2010 Gallup poll found that 43 percent of Americans said they felt at least a little prejudice toward Muslims. Nearly 1 in 10 admitted to a “great deal” of prejudice. These numbers were considerably higher than for any other religious group. (You can bet the numbers are much higher in 2016)


4. One-quarter of Americans think a special ID card for Muslims would prevent terrorist attacks.

June 2014 Gallup poll found that 25 percent of American adults say that “requiring Muslims, including those who are U.S. citizens, to carry a special ID” would be an effective way to prevent terror incidents like the Orlando nightclub shooting.

Donald Trump has talked openly about creating a national registry for Muslim citizens.
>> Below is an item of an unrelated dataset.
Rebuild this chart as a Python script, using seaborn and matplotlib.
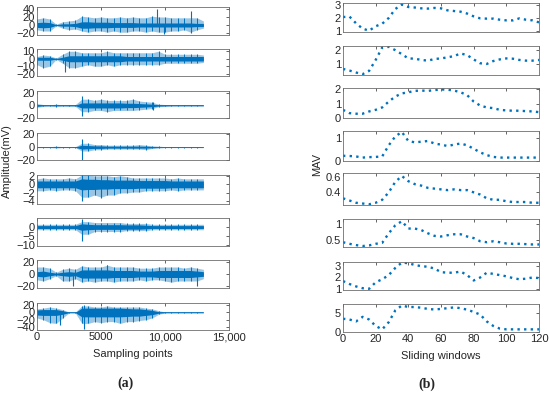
import numpy as np
import matplotlib
matplotlib.use("Agg")
import matplotlib.pyplot as plt
from matplotlib.ticker import FixedLocator, FixedFormatter, FormatStrFormatter
import seaborn as sns

sns.set_theme(style="white")
plt.rcParams['font.family'] = ['Liberation Sans', 'DejaVu Sans']

# %% (a) raw EMG, envelope every 500 samples
samples = list(range(0, 13001, 500))

emg1_hi = [15, 18, 15, 2, 8, 10, 12, 22, 20, 18, 20, 18, 18, 20, 18, 20, 18, 18, 22, 20, 20, 18, 18, 18, 18, 18, 10]
emg1_lo = [-12, -15, -15, -2, -8, -12, -10, -15, -18, -15, -15, -18, -15, -18, -18, -15, -15, -18, -15, -18, -18, -15, -15, -12, -18, -12, -8]
emg1_core = [6, 7, 6, 1, 3, 3, 4, 8, 8, 7, 7, 7, 6, 6, 6, 6, 5, 5, 5, 5, 5, 5, 5, 5, 5, 4, 4]
emg1_spike_at = [9400, 9900, 12000, 12000]
emg1_spike_amp = [40, -22, 36, -20]

emg2_hi = [3, 5, 4, 1, 6, 10, 10, 8, 8, 8, 8, 10, 8, 8, 8, 8, 8, 8, 8, 10, 6, 6, 6, 6, 6, 6, 5]
emg2_lo = [-8, -12, -10, -1, -6, -12, -12, -10, -8, -10, -10, -8, -10, -8, -8, -8, -8, -8, -8, -8, -6, -6, -6, -6, -6, -6, -5]
emg2_core = [2, 2, 2, 0.5, 2, 4, 4, 4, 4, 4, 4, 4, 4, 4, 3, 3, 3, 3, 3, 3, 3, 3, 3, 3, 3, 3, 3]
emg2_spike_at = [2200]
emg2_spike_amp = [-17]

emg3_hi = [3, 1.5, 1, 2, 1, 1.5, 1.5, 10, 10, 8, 10, 8, 8, 8, 8, 10, 7, 6, 5, 2, 1.5, 1, 1, 1, 1, 1, 1]
emg3_lo = [-3, -1.5, -1, -2, -1, -1.5, -1.5, -10, -10, -8, -8, -10, -8, -8, -8, -8, -7, -6, -5, -2, -1.5, -1, -1, -1, -1, -1, -1]
emg3_core = [1.5, 0.5, 0.5, 0.5, 0.5, 0.5, 0.5, 4, 4, 4, 4, 4, 4, 4, 3.5, 3.5, 3, 2.5, 2, 1, 0.7, 0.5, 0.5, 0.5, 0.5, 0.5, 0.5]
emg3_spike_at = [3550, 3550, 9100, 9100]
emg3_spike_amp = [15, -17, 5, -8]

emg4_hi = [0.8, 0.8, 0.8, 1.5, 0.8, 0.8, 0.8, 6, 6, 4, 4, 3, 3, 3, 3, 3, 4, 3, 2, 1.5, 0.8, 0.8, 0.8, 0.8, 0.8, 0.8, 0.8]
emg4_lo = [-0.8, -0.8, -0.8, -1.5, -0.8, -0.8, -0.8, -6, -6, -4, -4, -3, -3, -3, -3, -3, -3, -4, -2, -1.5, -0.8, -0.8, -0.8, -0.8, -0.8, -0.8, -0.8]
emg4_core = [0.3, 0.3, 0.3, 0.5, 0.3, 0.3, 0.3, 3, 2.5, 2, 2, 1.5, 1.5, 1.5, 1.5, 1.5, 1.5, 1.5, 1, 0.5, 0.3, 0.3, 0.3, 0.3, 0.3, 0.3, 0.3]
emg4_spike_at = [3550, 3550]
emg4_spike_amp = [13, -20]

emg5_hi = [1.3, 1.5, 1.3, 1.3, 1.3, 1.5, 1.3, 2.2, 2.2, 2, 2, 2, 1.8, 2, 1.8, 1.5, 1.5, 1.5, 1.5, 1.5, 1.5, 1.3, 1.5, 1.3, 1.3, 1.3, 1.3]
emg5_lo = [-1.5, -1.5, -1.3, -1.5, -1.3, -1.3, -1.5, -3, -3, -2.5, -3, -2.5, -2.5, -2, -2, -1.8, -1.8, -1.5, -1.5, -1.5, -1.5, -1.3, -1.5, -1.3, -1.3, -1.3, -1.3]
emg5_core = [0.8, 0.8, 0.8, 0.8, 0.8, 0.8, 0.8, 1.3, 1.2, 1.2, 1.1, 1.1, 1.0, 1.0, 1.0, 1.0, 0.9, 0.9, 0.9, 0.9, 0.9, 0.8, 0.8, 0.8, 0.8, 0.8, 0.8]
emg5_spike_at = [3550, 3550, 5000]
emg5_spike_amp = [2.6, -4.0, -3.2]

emg6_hi = [1.5, 1.5, 1.5, 1.5, 1.5, 1.5, 1.5, 3, 3, 2.5, 2.5, 2.5, 2.5, 2.5, 2, 2, 2, 2, 1.5, 1.5, 1.5, 1.5, 1.5, 1.5, 1.5, 1.5, 1.5]
emg6_lo = [-1.5, -1.5, -1.5, -1.5, -1.5, -1.5, -1.5, -4, -4, -2.5, -2.5, -2.5, -2.5, -2.5, -2, -2, -2, -2, -1.5, -1.5, -1.5, -1.5, -1.5, -1.5, -1.5, -1.5, -1.5]
emg6_core = [0.8, 0.8, 0.8, 0.8, 0.8, 0.8, 0.8, 1.8, 1.5, 1.3, 1.3, 1.3, 1.3, 1.3, 1.2, 1.2, 1.2, 1.0, 0.8, 0.8, 0.8, 0.8, 0.8, 0.8, 0.8, 0.8, 0.8]
emg6_spike_at = [3550, 3550]
emg6_spike_amp = [4.3, -7.8]

emg7_hi = [12, 12, 10, 3, 8, 10, 8, 14, 12, 12, 12, 15, 12, 12, 12, 12, 10, 10, 10, 12, 12, 12, 12, 10, 12, 10, 8]
emg7_lo = [-10, -12, -8, -3, -12, -12, -8, -14, -12, -14, -12, -12, -14, -12, -12, -12, -10, -12, -10, -10, -12, -14, -12, -12, -12, -12, -8]
emg7_core = [4, 5, 3, 1.5, 3, 4, 3, 7, 7, 7, 7, 7, 6, 6, 6, 6, 5, 5, 5, 6, 6, 6, 6, 6, 6, 5, 4]
emg7_spike_at = [2800, 12500, 5500]
emg7_spike_amp = [-20, -20, 16]

emg8_hi = [10, 12, 15, 12, 8, 1.5, 1.5, 18, 18, 15, 15, 18, 15, 15, 15, 15, 15, 12, 10, 5, 1.5, 1.5, 1.5, 1.5, 1.5, 1.5, 1.5]
emg8_lo = [-15, -20, -28, -30, -15, -1.5, -1.5, -30, -30, -25, -28, -25, -25, -30, -25, -25, -22, -20, -15, -5, -1.5, -1.5, -1.5, -1.5, -1.5, -1.5, -1.5]
emg8_core = [7, 8, 8, 8, 5, 0.5, 0.5, 12, 12, 12, 12, 12, 12, 12, 11, 10, 10, 8, 6, 2, 0.5, 0.5, 0.5, 0.5, 0.5, 0.5, 0.5]
emg8_spike_at = [3700, 3700, 1800]
emg8_spike_amp = [-45, 20, -33]

emg_ylims = [(-25, 45), (-23, 13), (-20, 23), (-20, 22), (-4.6, 2.2), (-10.5, 5), (-24, 24), (-48, 26)]
emg_yticks = [[-20, 0, 20, 40], [-20, -10, 0, 10], [-20, 0, 20], [-20, 0, 20], [-4, -2, 0, 2],
              [-10, -5, 0], [-20, 0, 20], [-40, -20, 0, 20]]
sample_ticks = [0, 5000, 10000, 15000]
sample_labels = ['0', '5000', '10,000', '15,000']

# %% (b) MAV per sliding window
windows = list(range(0, 121, 4))
mav1 = [2.07, 2.1, 1.6, 1.2, 1.05, 1.38, 1.57, 2.0, 2.67, 3.0, 2.82, 2.78, 2.72, 2.7, 2.75, 2.72,
        2.57, 2.52, 2.47, 2.33, 2.12, 1.97, 1.95, 1.95, 1.87, 1.82, 1.82, 1.97, 1.87, 1.82, 1.67]
mav2 = [0.64, 0.52, 0.38, 0.26, 0.5, 1.29, 2.19, 2.24, 2.0, 1.71, 1.4, 1.38, 1.29, 1.24, 1.36, 1.4,
        1.48, 1.57, 1.76, 1.64, 1.33, 1.05, 1.0, 1.21, 1.33, 1.4, 1.38, 1.29, 1.24, 1.24, 1.29]
mav3 = [0.57, 0.34, 0.3, 0.3, 0.46, 0.57, 0.74, 1.15, 1.5, 1.72, 1.8, 1.9, 1.92, 1.9, 1.95, 2.0,
        1.98, 1.92, 1.8, 1.6, 1.15, 0.87, 0.74, 0.69, 0.57, 0.53, 0.51, 0.51, 0.48, 0.46, 0.41]
mav4 = [0.23, 0.22, 0.2, 0.15, 0.17, 0.18, 0.2, 0.69, 1.08, 1.28, 0.88, 0.82, 0.85, 0.88, 0.77, 0.72,
        0.66, 0.72, 0.77, 0.69, 0.54, 0.38, 0.26, 0.18, 0.15, 0.15, 0.15, 0.15, 0.15, 0.15, 0.15]
mav5 = [0.32, 0.29, 0.26, 0.25, 0.24, 0.26, 0.3, 0.4, 0.54, 0.62, 0.55, 0.51, 0.49, 0.46, 0.45, 0.44,
        0.43, 0.44, 0.43, 0.43, 0.4, 0.37, 0.32, 0.3, 0.3, 0.28, 0.27, 0.27, 0.27, 0.26, 0.26]
mav6 = [0.42, 0.37, 0.33, 0.3, 0.32, 0.37, 0.4, 0.7, 0.95, 1.08, 0.85, 0.85, 0.8, 0.7, 0.62, 0.6,
        0.64, 0.67, 0.67, 0.6, 0.55, 0.45, 0.42, 0.45, 0.42, 0.38, 0.37, 0.37, 0.36, 0.35, 0.35]
mav7 = [1.7, 1.45, 1.25, 1.1, 1.05, 1.6, 1.85, 2.2, 2.8, 3.25, 3.2, 3.05, 2.95, 2.9, 2.75, 2.45,
        2.4, 2.4, 2.5, 2.2, 1.75, 2.0, 2.4, 2.3, 2.2, 2.1, 1.95, 1.85, 1.9, 2.0, 1.95]
mav8 = [3.5, 3.3, 2.8, 4.0, 3.3, 1.6, 0.7, 2.6, 5.7, 7.0, 6.6, 6.6, 6.4, 6.1, 5.95, 6.1,
        6.3, 6.5, 6.3, 5.9, 5.3, 4.6, 2.8, 1.6, 0.9, 0.7, 0.7, 0.7, 0.7, 0.7, 0.7]

mav_ylims = [(0.95, 3.12), (0.2, 2.3), (0, 2.1), (0, 1.32), (0.23, 0.66), (0.27, 1.15), (0.95, 3.3), (0, 7.4)]
mav_yticks = [[1, 2, 3], [1, 2], [0, 1, 2], [0, 1], [0.4, 0.6], [0.5, 1], [1, 2, 3], [0, 5]]
window_ticks = [0, 20, 40, 60, 80, 100, 120]

emg_hi = [emg1_hi, emg2_hi, emg3_hi, emg4_hi, emg5_hi, emg6_hi, emg7_hi, emg8_hi]
emg_lo = [emg1_lo, emg2_lo, emg3_lo, emg4_lo, emg5_lo, emg6_lo, emg7_lo, emg8_lo]
emg_core = [emg1_core, emg2_core, emg3_core, emg4_core, emg5_core, emg6_core, emg7_core, emg8_core]
emg_spike_at = [emg1_spike_at, emg2_spike_at, emg3_spike_at, emg4_spike_at,
                emg5_spike_at, emg6_spike_at, emg7_spike_at, emg8_spike_at]
emg_spike_amp = [emg1_spike_amp, emg2_spike_amp, emg3_spike_amp, emg4_spike_amp,
                 emg5_spike_amp, emg6_spike_amp, emg7_spike_amp, emg8_spike_amp]
mavs = [mav1, mav2, mav3, mav4, mav5, mav6, mav7, mav8]

# %% layout (pixel boxes measured on the 550x394 picture)
W, H = 550, 394
left_x = (37, 229)
right_x = (343, 539)
left_rows = [(7, 35), (49, 76), (91, 118), (133, 160), (175, 204), (218, 246), (260, 288), (303, 330)]
right_rows = [(3, 32), (46, 75), (88, 118), (131, 161), (173, 205), (219, 247), (262, 290), (304, 332)]
blue = '#0072BD'


def make_ax(fig, xs, row):
    x0, x1 = xs
    t, b = row
    ax = fig.add_axes([x0 / W, 1 - b / H, (x1 - x0) / W, (b - t) / H])
    ax.tick_params(direction='in', length=2.5, width=0.5, top=True, right=True,
                   labelsize=8, pad=1.5, colors='#262626')
    for s in ax.spines.values():
        s.set_linewidth(0.6)
        s.set_color('#6e6e6e')
    return ax


fig = plt.figure(figsize=(W / 100, H / 100), dpi=100)

for i in range(8):
    ax = make_ax(fig, left_x, left_rows[i])
    hi = np.array(emg_hi[i])
    lo = np.array(emg_lo[i])
    core = np.array(emg_core[i])
    ax.fill_between(samples, lo, hi, color=blue, alpha=0.4, lw=0)
    ax.vlines(samples[:-1], lo[:-1], hi[:-1], color=blue, lw=0.7)
    ax.fill_between(samples, -core, core, color=blue, lw=0)
    ax.vlines(emg_spike_at[i], 0, emg_spike_amp[i], color=blue, lw=0.8)
    ax.plot(samples, np.zeros(len(samples)), color=blue, lw=0.6)
    ax.set_xlim(0, 15000)
    ax.set_ylim(*emg_ylims[i])
    ax.yaxis.set_major_locator(FixedLocator(emg_yticks[i]))
    ax.xaxis.set_major_locator(FixedLocator(sample_ticks))
    if i == 7:
        ax.xaxis.set_major_formatter(FixedFormatter(sample_labels))
    else:
        ax.set_xticklabels([])

for i in range(8):
    ax = make_ax(fig, right_x, right_rows[i])
    sns.lineplot(x=windows, y=mavs[i], ax=ax, color=blue, linewidth=1.7)
    ln = ax.lines[-1]
    ln.set_linestyle((0, (1, 1.8)))
    ln.set_dash_capstyle('butt')
    ax.set_xlim(0, 120)
    ax.set_ylim(*mav_ylims[i])
    ax.yaxis.set_major_locator(FixedLocator(mav_yticks[i]))
    ax.yaxis.set_major_formatter(FormatStrFormatter('%g'))
    ax.xaxis.set_major_locator(FixedLocator(window_ticks))
    ax.set_xlabel('')
    ax.set_ylabel('')
    if i != 7:
        ax.set_xticklabels([])

fig.text(7 / W, 1 - 161 / H, 'Amplitude(mV)', rotation=90, ha='center', va='center', fontsize=8)
fig.text(317 / W, 1 - 164 / H, 'MAV', rotation=90, ha='center', va='center', fontsize=8)
fig.text(133 / W, 1 - 354 / H, 'Sampling points', ha='center', va='center', fontsize=8)
fig.text(441 / W, 1 - 356 / H, 'Sliding windows', ha='center', va='center', fontsize=8)
fig.text(126 / W, 1 - 383 / H, '(a)', ha='center', va='center', fontsize=10,
         family='Liberation Serif', fontweight='bold')
fig.text(427 / W, 1 - 384 / H, '(b)', ha='center', va='center', fontsize=10,
         family='Liberation Serif', fontweight='bold')

fig.savefig('out.png', dpi=100)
A CBS poll in December 2015 found that nearly half of Americans supported such an idea.


5. One-third of Americans want the government to keep a closer eye on Muslim citizens.

March 2016 Pew poll found that one-third of American voters — including nearly two-thirds of Trump supporters — say that U.S. Muslims should be “subject to more scrutiny” solely because of their religion.
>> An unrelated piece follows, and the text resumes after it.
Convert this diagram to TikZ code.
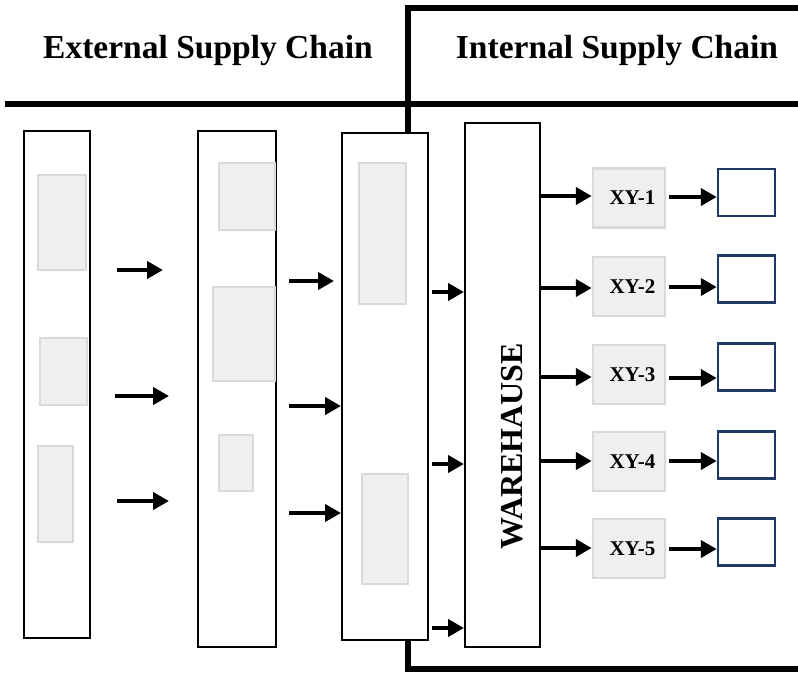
\documentclass[tikz,border=0pt]{standalone}
\usepackage{fontspec}
\setmainfont{Liberation Serif}
\usetikzlibrary{arrows.meta}
\definecolor{gfill}{HTML}{EFEFEF}
\definecolor{gline}{HTML}{D9D9D9}
\definecolor{navy}{HTML}{1F3864}
\tikzset{
  colbox/.style={draw=black, line width=2pt, fill=white, inner sep=0pt},
  graybox/.style={draw=gline, fill=gfill, line width=2.5pt, inner sep=0pt},
  xybox/.style={draw=gline, fill=gfill, line width=2.5pt, inner sep=0pt, minimum width=72pt, minimum height=59pt, font=\bfseries\fontsize{21}{21}\selectfont},
  outbox/.style={draw=navy, line width=2.5pt, fill=white, inner sep=0pt, minimum width=57pt, minimum height=47pt},
  arr/.style={line width=4.5pt, -{Triangle[length=16pt 0 0,width=17pt 0 0]}},
  thick line/.style={line width=5.5pt},
  title/.style={font=\bfseries\fontsize{33.5}{33.5}\selectfont, inner sep=0pt}
}
\begin{document}
\begin{tikzpicture}[x=1pt,y=-1pt]
\useasboundingbox (0,0) rectangle (798,673);
% titles
\node[title] (t1) at (208,50) {External Supply Chain};
\node[title] (t2) at (617,50) {Internal Supply Chain};
% columns
\node[colbox, minimum width=66pt, minimum height=507pt] (c1) at (57,384.5) {};
\node[colbox, minimum width=78pt, minimum height=516pt] (c2) at (237,389) {};
\node[colbox, minimum width=86pt, minimum height=507pt] (c3) at (385,386.5) {};
\node[colbox, minimum width=75pt, minimum height=524pt] (w) at (502.5,385) {};
\node[rotate=90, font=\bfseries\fontsize{32}{32}\selectfont, inner sep=0pt] (wt) at (512,446) {WAREHAUSE};
% border lines
\draw[thick line] (5,104) -- (798,104);
\coordinate (tl) at (408,8);
\draw[thick line] (c3.north -| tl) -- (tl) -- (798,8);
\coordinate (bl) at (408,669);
\draw[thick line] (c3.south -| bl) -- (bl) -- (798,669);
% gray inner boxes
\node[graybox, minimum width=48pt, minimum height=95pt] (g11) at (62,222.5) {};
\node[graybox, minimum width=47pt, minimum height=67pt] (g12) at (63.5,371.5) {};
\node[graybox, minimum width=35pt, minimum height=96pt] (g13) at (55.5,494) {};
\node[graybox, minimum width=56pt, minimum height=67pt] (g21) at (247,196.5) {};
\node[graybox, minimum width=62pt, minimum height=94pt] (g22) at (244,334) {};
\node[graybox, minimum width=34pt, minimum height=56pt] (g23) at (236,463) {};
\node[graybox, minimum width=47pt, minimum height=141pt] (g31) at (382.5,233.5) {};
\node[graybox, minimum width=46pt, minimum height=110pt] (g32) at (385,529) {};
% arrows col1 -> col2
\coordinate (a1s) at (117,270); \coordinate (a1e) at (163,270);
\coordinate (a2s) at (115,396); \coordinate (a2e) at (169,396);
\coordinate (a3s) at (117,501); \coordinate (a3e) at (169,501);
\draw[arr] (a1s) -- (a1e);
\draw[arr] (a2s) -- (a2e);
\draw[arr] (a3s) -- (a3e);
% arrows col2 -> col3
\coordinate (b1s) at (289,281); \coordinate (b1e) at (334,281);
\coordinate (b2s) at (289,406);
\coordinate (b3s) at (289,513);
\draw[arr] (b1s) -- (b1e);
\draw[arr] (b2s) -- (b2s -| c3.west);
\draw[arr] (b3s) -- (b3s -| c3.west);
% arrows col3 -> warehouse
\coordinate (d1s) at (432,292);
\coordinate (d2s) at (432,464);
\coordinate (d3s) at (432,628);
\draw[arr] (d1s) -- (d1s -| w.west);
\draw[arr] (d2s) -- (d2s -| w.west);
\draw[arr] (d3s) -- (d3s -| w.west);
% XY boxes and outputs
\foreach \i/\y/\oy in {1/198/192.5, 2/286.5/279, 3/374.5/367, 4/461.5/455, 5/548.5/542}{
  \node[xybox] (x\i) at (629,\y) {\hspace{7pt}XY-\i};
  \node[outbox] (o\i) at (746.5,\oy) {};
}
\foreach \i/\ay in {1/196, 2/288, 3/377, 4/461, 5/548}{
  \coordinate (ws\i) at (541,\ay);
  \draw[arr] (ws\i) -- (ws\i -| x\i.west);
}
\foreach \i/\ay in {1/197, 2/287, 3/378, 4/461, 5/549}{
  \coordinate (xs\i) at (669,\ay);
  \draw[arr] (xs\i) -- (xs\i -| o\i.west);
}
\end{tikzpicture}
\end{document}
6. Half of Americans say that some or all American Muslims are anti-American.

And according to a February 2016 Pew Research Center poll, more than one in 10 Americans say that “most” or “almost all” American Muslims harbor anti-American views. Among conservative Republicans, that figure is nearly one in five.


7. Nearly half of Republicans say Islam encourages violence.

December 2015 Quinnipiac poll found that 28 percent of all Americans said that “mainstream Islam encourages violence against non-Muslims.” Among Republicans, that figure was 47 percent. Only 13 percent of Democrats said the same.


8. Most Americans say Muslims haven’t done enough to oppose extremism.

December 2015 survey by the Public Religion Research Institute found that over half of Americans said that “American Muslims have not done enough to oppose extremism in their own communities.”


9. Most Americans believe Muslims don’t want to assimilate into American society.

Although A majority of Muslim Americans (56 percent) said that most Muslims simply want to adapt the ways and customs of American life, as opposed to remaining distinct from American society at large, Americans aren’t buying it.  Tellingly, only 33 percent of the general public thought that most Muslims want to adapt the ways and customs of American life.